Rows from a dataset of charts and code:
==================================================

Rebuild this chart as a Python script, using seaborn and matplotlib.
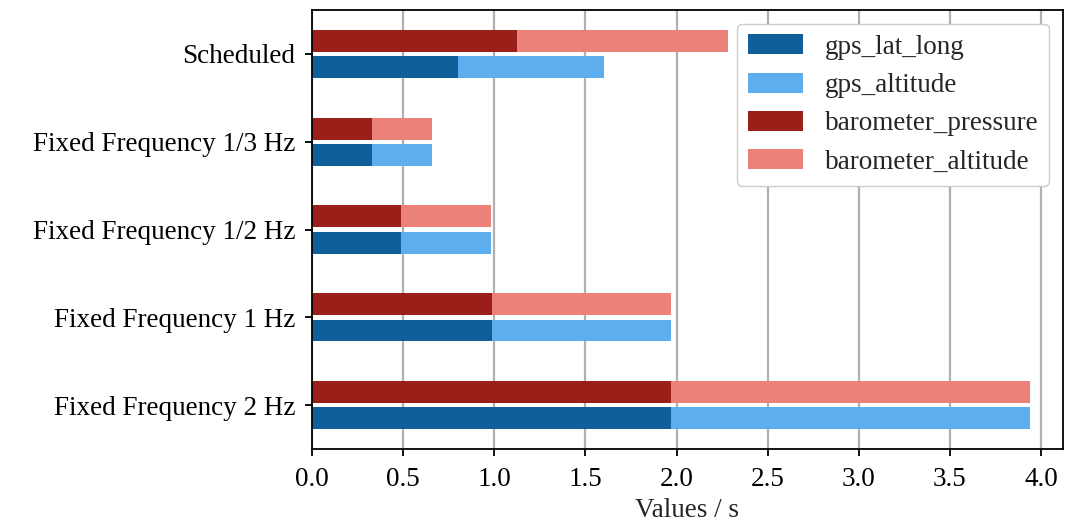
import matplotlib
matplotlib.use("Agg")
import matplotlib.pyplot as plt
from matplotlib.patches import Patch
import pandas as pd
import seaborn as sns

# Measurement modes, top to bottom
modes = ["Scheduled", "Fixed Frequency 1/3 Hz", "Fixed Frequency 1/2 Hz",
         "Fixed Frequency 1 Hz", "Fixed Frequency 2 Hz"]

# Time per sensor reading (s)
gps_lat_long = [0.80, 0.33, 0.49, 0.985, 1.97]
gps_altitude = [0.80, 0.33, 0.49, 0.985, 1.97]
barometer_pressure = [1.125, 0.33, 0.49, 0.985, 1.97]
barometer_altitude = [1.155, 0.33, 0.49, 0.985, 1.97]

series_labels = ["gps_lat_long", "gps_altitude", "barometer_pressure", "barometer_altitude"]
colors = {
    "gps_lat_long": "#115f9a",
    "gps_altitude": "#5daeee",
    "barometer_pressure": "#991f18",
    "barometer_altitude": "#ec817a",
}

rows = []
for i, m in enumerate(modes):
    rows.append({"mode": m, "sensor": "barometer",
                 "first": barometer_pressure[i],
                 "total": barometer_pressure[i] + barometer_altitude[i]})
    rows.append({"mode": m, "sensor": "gps",
                 "first": gps_lat_long[i],
                 "total": gps_lat_long[i] + gps_altitude[i]})
df = pd.DataFrame(rows)

FS = 19.5

sns.set_theme(style="white")
plt.rcParams["font.family"] = ["Liberation Serif", "DejaVu Serif"]
plt.rcParams["font.size"] = FS

fig = plt.figure(figsize=(10.65, 5.27), dpi=100)
ax = fig.add_axes([0.293, 0.148, 0.705, 0.833])

ax.set_axisbelow(True)
ax.grid(axis="x", color="#b0b0b0", linewidth=1.6)
ax.grid(axis="y", visible=False)

hue_order = ["barometer", "gps"]
common = dict(data=df, y="mode", order=modes, hue="sensor", hue_order=hue_order,
              orient="h", width=0.6, gap=1 / 6, legend=False, ax=ax,
              saturation=1, errorbar=None, linewidth=0)
# full stack (second segment colour), then first segment drawn over it
sns.barplot(x="total", palette={"barometer": colors["barometer_altitude"],
                                "gps": colors["gps_altitude"]}, **common)
sns.barplot(x="first", palette={"barometer": colors["barometer_pressure"],
                                "gps": colors["gps_lat_long"]}, **common)

ax.set_xlim(0, 4.12)
ax.set_ylim(4.5, -0.5)
ax.set_xticks([0, 0.5, 1.0, 1.5, 2.0, 2.5, 3.0, 3.5, 4.0])
ax.set_xticklabels([f"{v:.1f}" for v in ax.get_xticks()])
ax.set_xlabel("Values / s", fontsize=FS, labelpad=4)
ax.set_ylabel("")

for s in ax.spines.values():
    s.set_color("black")
    s.set_linewidth(1.3)
ax.tick_params(axis="both", which="major", direction="out", length=5, width=1.3,
               color="black", labelsize=FS, labelcolor="black", bottom=True, left=True)
ax.tick_params(axis="x", pad=8)
ax.tick_params(axis="y", pad=7)

handles = [Patch(facecolor=colors[k], edgecolor="none", label=k) for k in series_labels]
ax.legend(handles=handles, loc="upper right", fontsize=FS, frameon=True,
          handlelength=2.05, handleheight=0.75, handletextpad=0.8,
          labelspacing=0.48, borderpad=0.4,
          borderaxespad=0.5, framealpha=1, edgecolor="#cccccc", fancybox=True)

fig.savefig("out.png", dpi=100)
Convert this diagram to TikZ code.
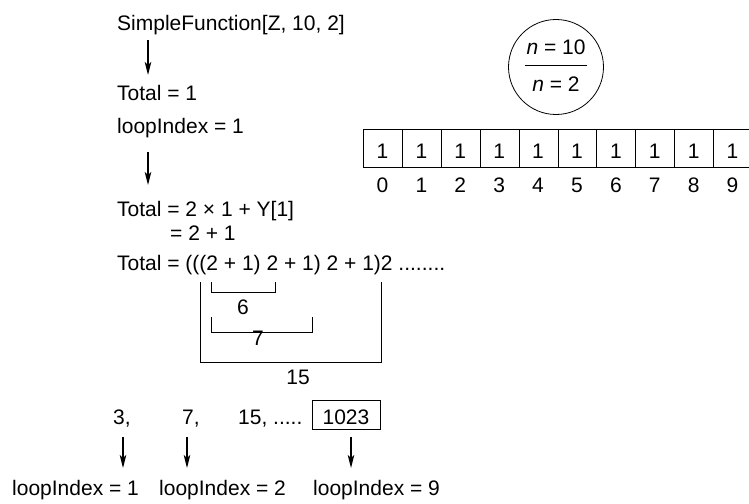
\documentclass[tikz,border=0pt]{standalone}
\usepackage{fontspec}
\setmainfont{Liberation Sans}
\usetikzlibrary{arrows.meta}
\begin{document}
\begin{tikzpicture}[x=1pt,y=-1pt,
  font=\fontsize{21}{25}\selectfont,
  txt/.style={anchor=base west, inner sep=0pt},
  ctxt/.style={anchor=base, inner sep=0pt},
  arr/.style={line width=1.3pt, -{Stealth[length=13pt,width=6.5pt,inset=3pt]}},
  ln/.style={line width=0.8pt},
  cell/.style={draw, line width=0.8pt, minimum width=38.9pt, minimum height=38pt, inner sep=0pt, anchor=north west}]
\useasboundingbox (0,0) rectangle (749,503);
% left column
\node[txt] (sf) at (117,31) {SimpleFunction[Z, 10, 2]};
\node[txt] (t1) at (117,100) {Total = 1};
\node[txt] (l1) at (117,133) {loopIndex = 1};
\node[txt] (t2) at (117,216) {Total = 2 × 1 + Y[1]};
\node[txt] (t3) at (170,240) {= 2 + 1};
\node[txt] (t4) at (117,270) {Total = (((2 + 1) 2 + 1) 2 + 1)2 ........};
\coordinate (a1s) at (148,40); \coordinate (a1e) at (148,75);
\coordinate (a2s) at (148,152); \coordinate (a2e) at (148,185);
\draw[arr] (a1s) -- (a1e);
\draw[arr] (a2s) -- (a2e);
% brackets
\draw[ln] (211,282) -- (211,292) -- (275,292) -- (275,282);
\node[ctxt] (b6) at (243,314) {6};
\draw[ln] (211,317) -- (211,332) -- (312,332) -- (312,317);
\node[ctxt] (b7) at (258,345) {7};
\draw[ln] (200,282) -- (200,362) -- (381,362) -- (381,282);
\node[ctxt] (b15) at (298,384) {15};
% sequence
\node[txt] (s3) at (113,424) {3,};
\node[txt] (s7) at (182,424) {7,};
\node[txt] (s15) at (238,424) {15, .....};
\node[draw, ln, minimum width=68pt, minimum height=29pt, inner sep=0pt] (s1023) at (346,414.5) {};
\node[ctxt] at (346,424) {1023};
\node[txt] (li1) at (12,495) {loopIndex = 1};
\node[txt] (li2) at (159,495) {loopIndex = 2};
\node[txt] (li9) at (313,495) {loopIndex = 9};
\coordinate (b1s) at (123,437); \coordinate (b1e) at (123,468);
\coordinate (b2s) at (187,437); \coordinate (b2e) at (187,468);
\coordinate (b3s) at (351,437); \coordinate (b3e) at (351,468);
\draw[arr] (b1s) -- (b1e);
\draw[arr] (b2s) -- (b2e);
\draw[arr] (b3s) -- (b3e);
% circle
\node[circle, draw, ln, minimum size=95pt, inner sep=0pt] (circ) at (556,67) {};
\draw[ln] (525,65) -- (587,65);
\node[ctxt] (n10) at (556,55) {\textit{n} = 10};
\node[ctxt] (n2) at (556,92) {\textit{n} = 2};
% array
\foreach \i in {0,...,9} {
  \node[cell] (c\i) at (363+38.9*\i,129) {};
  \node[ctxt] at (363+38.9*\i+19.45,158) {1};
  \node[ctxt] (ix\i) at (363+38.9*\i+19.45,192) {\i};
}
\end{tikzpicture}
\end{document}
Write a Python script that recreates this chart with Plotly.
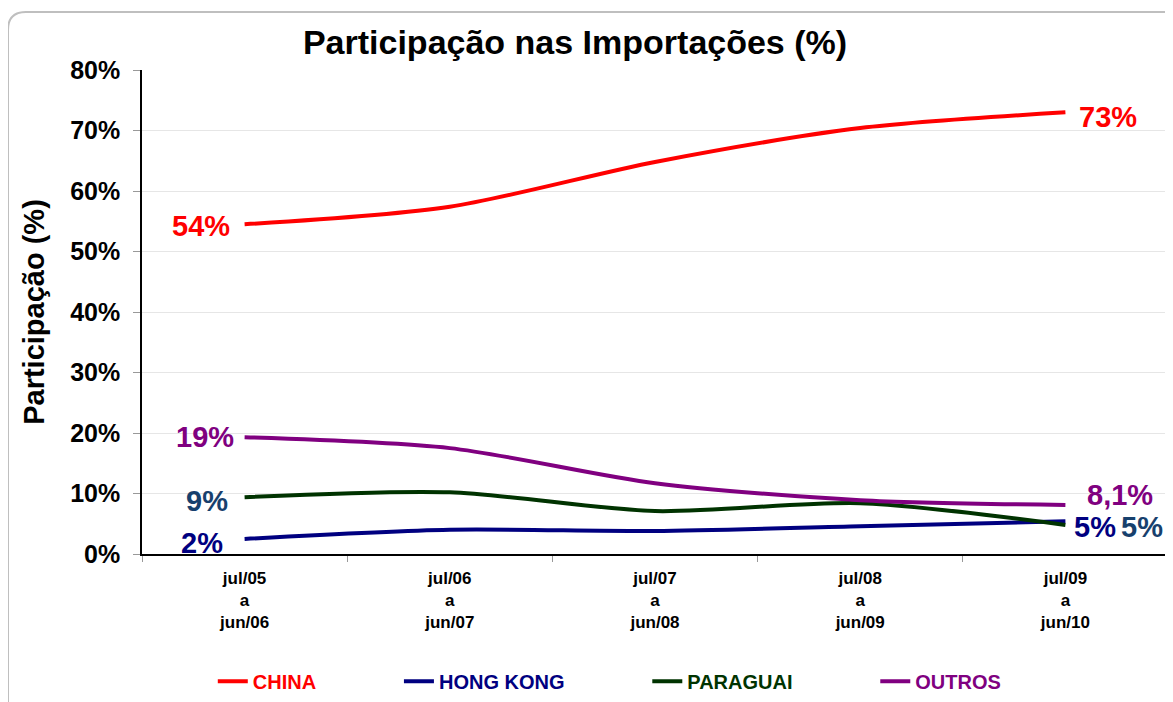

==================================================

WRITTEN PROBLEM:
All lines holding the word "this" should be picked out and copied.

FULL ANSWER:
Rebuild this chart as a Python script, using seaborn and matplotlib.
Convert this diagram to TikZ code.
Write a Python script that recreates this chart with Plotly.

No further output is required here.